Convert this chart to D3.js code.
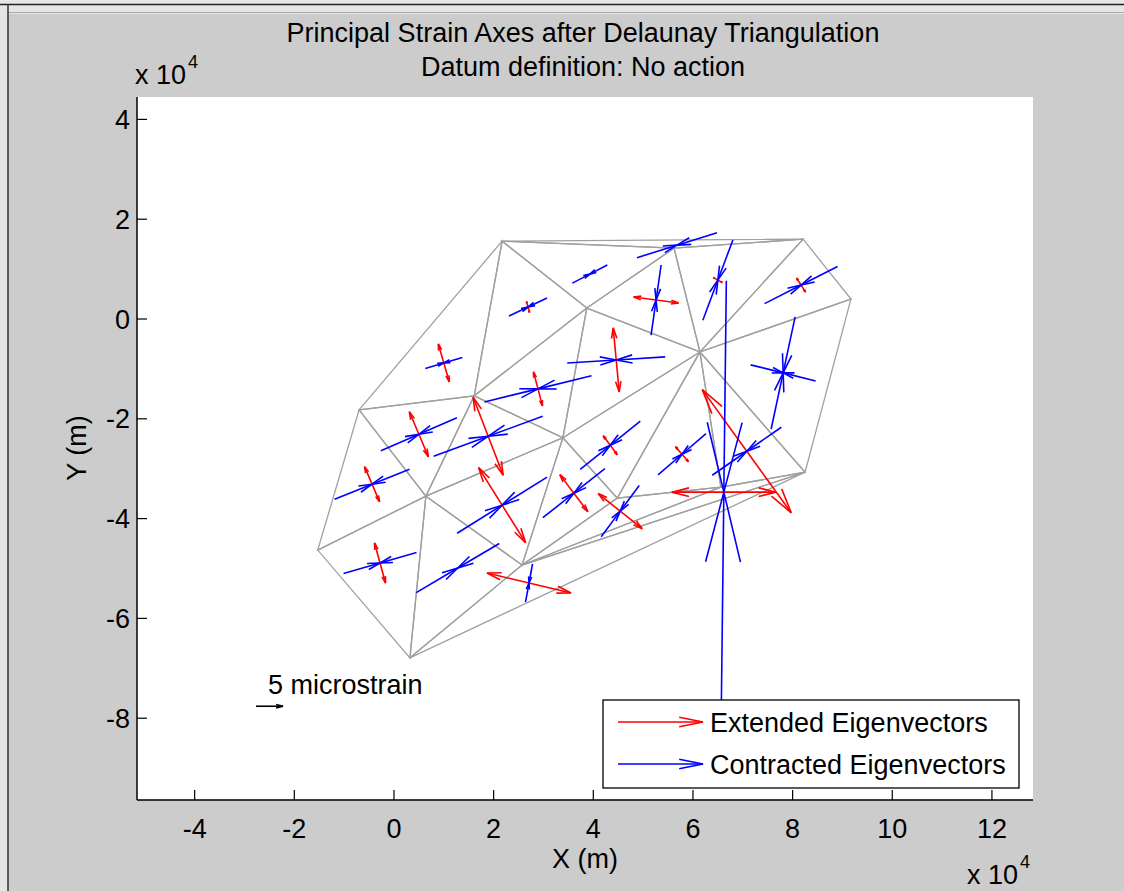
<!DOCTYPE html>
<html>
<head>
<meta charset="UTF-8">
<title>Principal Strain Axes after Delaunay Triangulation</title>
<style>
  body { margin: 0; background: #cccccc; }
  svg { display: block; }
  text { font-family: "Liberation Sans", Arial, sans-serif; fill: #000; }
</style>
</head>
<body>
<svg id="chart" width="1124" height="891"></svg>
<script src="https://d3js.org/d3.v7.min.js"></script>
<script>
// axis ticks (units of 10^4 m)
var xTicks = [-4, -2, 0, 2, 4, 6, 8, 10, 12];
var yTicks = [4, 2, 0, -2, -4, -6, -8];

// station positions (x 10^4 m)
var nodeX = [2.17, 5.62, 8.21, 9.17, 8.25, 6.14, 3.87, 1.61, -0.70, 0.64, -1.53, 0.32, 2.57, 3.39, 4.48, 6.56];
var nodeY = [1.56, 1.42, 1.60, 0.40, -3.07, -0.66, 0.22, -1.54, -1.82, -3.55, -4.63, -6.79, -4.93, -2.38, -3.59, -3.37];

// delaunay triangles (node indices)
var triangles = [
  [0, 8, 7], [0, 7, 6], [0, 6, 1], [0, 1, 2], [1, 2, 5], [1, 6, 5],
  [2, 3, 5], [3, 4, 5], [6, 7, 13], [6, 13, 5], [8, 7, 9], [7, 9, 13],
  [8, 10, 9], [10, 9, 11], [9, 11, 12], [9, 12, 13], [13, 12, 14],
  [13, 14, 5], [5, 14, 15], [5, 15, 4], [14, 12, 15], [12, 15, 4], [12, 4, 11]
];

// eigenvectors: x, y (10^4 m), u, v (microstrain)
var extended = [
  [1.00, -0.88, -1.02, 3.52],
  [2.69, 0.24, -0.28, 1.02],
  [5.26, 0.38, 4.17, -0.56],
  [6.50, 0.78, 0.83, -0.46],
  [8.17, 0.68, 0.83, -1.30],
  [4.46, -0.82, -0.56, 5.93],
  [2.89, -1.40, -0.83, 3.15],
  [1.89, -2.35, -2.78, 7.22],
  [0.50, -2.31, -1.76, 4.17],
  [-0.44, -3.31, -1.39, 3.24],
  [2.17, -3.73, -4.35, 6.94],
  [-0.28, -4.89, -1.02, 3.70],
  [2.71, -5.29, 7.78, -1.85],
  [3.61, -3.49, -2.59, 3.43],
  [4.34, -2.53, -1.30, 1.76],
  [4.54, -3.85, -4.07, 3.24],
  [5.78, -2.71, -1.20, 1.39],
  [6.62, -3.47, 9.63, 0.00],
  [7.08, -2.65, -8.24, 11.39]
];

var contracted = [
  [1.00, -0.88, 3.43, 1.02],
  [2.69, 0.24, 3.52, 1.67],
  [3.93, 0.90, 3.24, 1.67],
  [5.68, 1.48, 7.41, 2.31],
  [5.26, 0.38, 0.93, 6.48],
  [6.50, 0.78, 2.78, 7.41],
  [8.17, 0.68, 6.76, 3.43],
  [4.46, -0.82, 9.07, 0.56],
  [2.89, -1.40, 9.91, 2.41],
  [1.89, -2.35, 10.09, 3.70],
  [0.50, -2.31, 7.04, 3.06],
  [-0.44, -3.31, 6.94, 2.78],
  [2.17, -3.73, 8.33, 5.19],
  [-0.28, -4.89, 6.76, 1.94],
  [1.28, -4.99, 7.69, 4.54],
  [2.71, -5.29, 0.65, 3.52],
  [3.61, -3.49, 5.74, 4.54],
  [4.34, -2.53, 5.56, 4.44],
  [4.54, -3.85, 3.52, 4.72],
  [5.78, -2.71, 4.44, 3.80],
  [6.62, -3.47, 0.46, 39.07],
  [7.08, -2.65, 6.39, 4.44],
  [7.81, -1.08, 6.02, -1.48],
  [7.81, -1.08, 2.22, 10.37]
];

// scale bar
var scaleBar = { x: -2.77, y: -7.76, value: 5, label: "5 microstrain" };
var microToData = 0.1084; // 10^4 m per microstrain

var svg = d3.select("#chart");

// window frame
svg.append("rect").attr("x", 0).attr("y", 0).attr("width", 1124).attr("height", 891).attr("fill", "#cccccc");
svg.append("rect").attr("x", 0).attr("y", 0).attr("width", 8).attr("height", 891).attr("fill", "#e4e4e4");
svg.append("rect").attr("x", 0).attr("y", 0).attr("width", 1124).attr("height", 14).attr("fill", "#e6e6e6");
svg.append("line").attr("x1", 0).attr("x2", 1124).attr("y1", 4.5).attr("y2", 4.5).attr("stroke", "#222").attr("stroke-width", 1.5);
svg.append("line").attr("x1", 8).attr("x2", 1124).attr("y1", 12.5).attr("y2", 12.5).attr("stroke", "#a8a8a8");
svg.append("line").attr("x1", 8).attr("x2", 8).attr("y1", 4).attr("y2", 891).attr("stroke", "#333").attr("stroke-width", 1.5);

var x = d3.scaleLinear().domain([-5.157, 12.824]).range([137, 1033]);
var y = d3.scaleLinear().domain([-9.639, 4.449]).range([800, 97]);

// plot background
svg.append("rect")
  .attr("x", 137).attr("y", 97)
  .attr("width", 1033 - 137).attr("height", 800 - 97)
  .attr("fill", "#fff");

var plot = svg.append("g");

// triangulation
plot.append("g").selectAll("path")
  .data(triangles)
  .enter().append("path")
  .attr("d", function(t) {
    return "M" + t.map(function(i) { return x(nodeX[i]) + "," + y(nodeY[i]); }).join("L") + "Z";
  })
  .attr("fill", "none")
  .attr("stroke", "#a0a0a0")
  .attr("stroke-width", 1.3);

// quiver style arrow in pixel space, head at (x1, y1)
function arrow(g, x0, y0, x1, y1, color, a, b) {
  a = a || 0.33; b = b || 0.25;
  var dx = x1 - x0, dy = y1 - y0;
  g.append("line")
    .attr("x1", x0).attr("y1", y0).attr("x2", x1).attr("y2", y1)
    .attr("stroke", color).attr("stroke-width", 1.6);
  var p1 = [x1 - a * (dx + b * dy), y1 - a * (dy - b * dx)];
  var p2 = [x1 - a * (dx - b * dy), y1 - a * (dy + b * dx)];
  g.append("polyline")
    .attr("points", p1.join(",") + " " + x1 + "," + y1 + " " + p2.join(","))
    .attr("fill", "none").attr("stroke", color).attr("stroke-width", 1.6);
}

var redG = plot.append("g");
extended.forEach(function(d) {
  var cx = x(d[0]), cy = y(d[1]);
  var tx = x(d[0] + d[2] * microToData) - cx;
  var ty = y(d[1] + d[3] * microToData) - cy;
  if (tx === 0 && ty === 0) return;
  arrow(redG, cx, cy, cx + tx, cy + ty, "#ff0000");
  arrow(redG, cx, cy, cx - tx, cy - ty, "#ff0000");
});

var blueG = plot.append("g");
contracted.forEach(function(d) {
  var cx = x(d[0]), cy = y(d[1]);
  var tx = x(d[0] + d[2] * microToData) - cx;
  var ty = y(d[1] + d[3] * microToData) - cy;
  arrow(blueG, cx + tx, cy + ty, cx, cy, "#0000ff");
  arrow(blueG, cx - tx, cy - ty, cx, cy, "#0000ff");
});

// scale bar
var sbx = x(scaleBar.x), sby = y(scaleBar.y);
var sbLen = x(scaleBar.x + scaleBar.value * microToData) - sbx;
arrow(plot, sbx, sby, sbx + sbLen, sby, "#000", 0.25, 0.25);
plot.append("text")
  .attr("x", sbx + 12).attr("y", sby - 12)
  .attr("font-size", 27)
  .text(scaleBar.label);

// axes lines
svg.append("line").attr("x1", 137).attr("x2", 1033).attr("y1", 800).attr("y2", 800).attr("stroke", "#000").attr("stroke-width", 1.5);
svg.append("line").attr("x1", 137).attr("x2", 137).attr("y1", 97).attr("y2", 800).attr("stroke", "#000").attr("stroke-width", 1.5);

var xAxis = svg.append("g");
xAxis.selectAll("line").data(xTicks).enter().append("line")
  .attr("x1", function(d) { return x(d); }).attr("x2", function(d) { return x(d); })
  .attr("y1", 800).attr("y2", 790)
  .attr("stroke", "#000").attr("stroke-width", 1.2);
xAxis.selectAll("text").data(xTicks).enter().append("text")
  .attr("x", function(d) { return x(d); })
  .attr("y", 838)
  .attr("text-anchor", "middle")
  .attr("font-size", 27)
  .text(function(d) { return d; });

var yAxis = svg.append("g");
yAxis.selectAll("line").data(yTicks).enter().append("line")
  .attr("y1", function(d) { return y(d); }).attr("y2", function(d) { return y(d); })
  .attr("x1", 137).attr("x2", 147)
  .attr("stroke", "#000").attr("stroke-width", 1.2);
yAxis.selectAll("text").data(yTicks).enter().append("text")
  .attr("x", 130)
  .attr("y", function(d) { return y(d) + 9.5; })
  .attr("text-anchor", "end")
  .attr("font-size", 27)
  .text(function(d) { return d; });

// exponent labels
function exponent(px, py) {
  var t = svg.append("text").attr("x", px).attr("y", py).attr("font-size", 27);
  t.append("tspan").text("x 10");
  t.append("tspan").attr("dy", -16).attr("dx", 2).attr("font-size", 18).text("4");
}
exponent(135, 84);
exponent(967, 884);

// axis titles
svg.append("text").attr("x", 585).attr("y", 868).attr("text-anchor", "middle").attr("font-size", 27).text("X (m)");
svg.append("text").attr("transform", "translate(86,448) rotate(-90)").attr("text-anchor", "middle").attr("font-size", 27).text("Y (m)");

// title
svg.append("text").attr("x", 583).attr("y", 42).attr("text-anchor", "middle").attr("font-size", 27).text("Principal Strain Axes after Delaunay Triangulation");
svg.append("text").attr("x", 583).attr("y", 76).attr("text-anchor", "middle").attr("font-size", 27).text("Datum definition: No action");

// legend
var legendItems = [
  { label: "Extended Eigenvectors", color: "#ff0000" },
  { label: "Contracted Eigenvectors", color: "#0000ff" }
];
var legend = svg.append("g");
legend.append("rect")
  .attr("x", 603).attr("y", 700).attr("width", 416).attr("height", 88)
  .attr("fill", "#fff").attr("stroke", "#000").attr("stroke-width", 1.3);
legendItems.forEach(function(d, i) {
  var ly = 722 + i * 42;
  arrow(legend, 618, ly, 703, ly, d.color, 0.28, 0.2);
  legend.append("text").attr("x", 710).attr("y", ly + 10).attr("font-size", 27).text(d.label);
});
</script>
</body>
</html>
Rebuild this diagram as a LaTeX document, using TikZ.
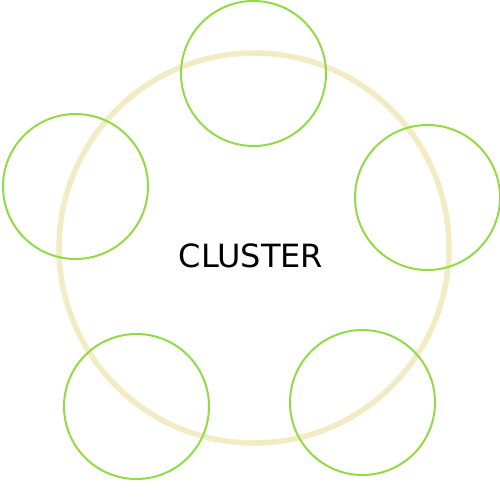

========================================

**Short task**
In the records above, how many lines contain the word "chart"? Give the number alone.

**Complete response**
3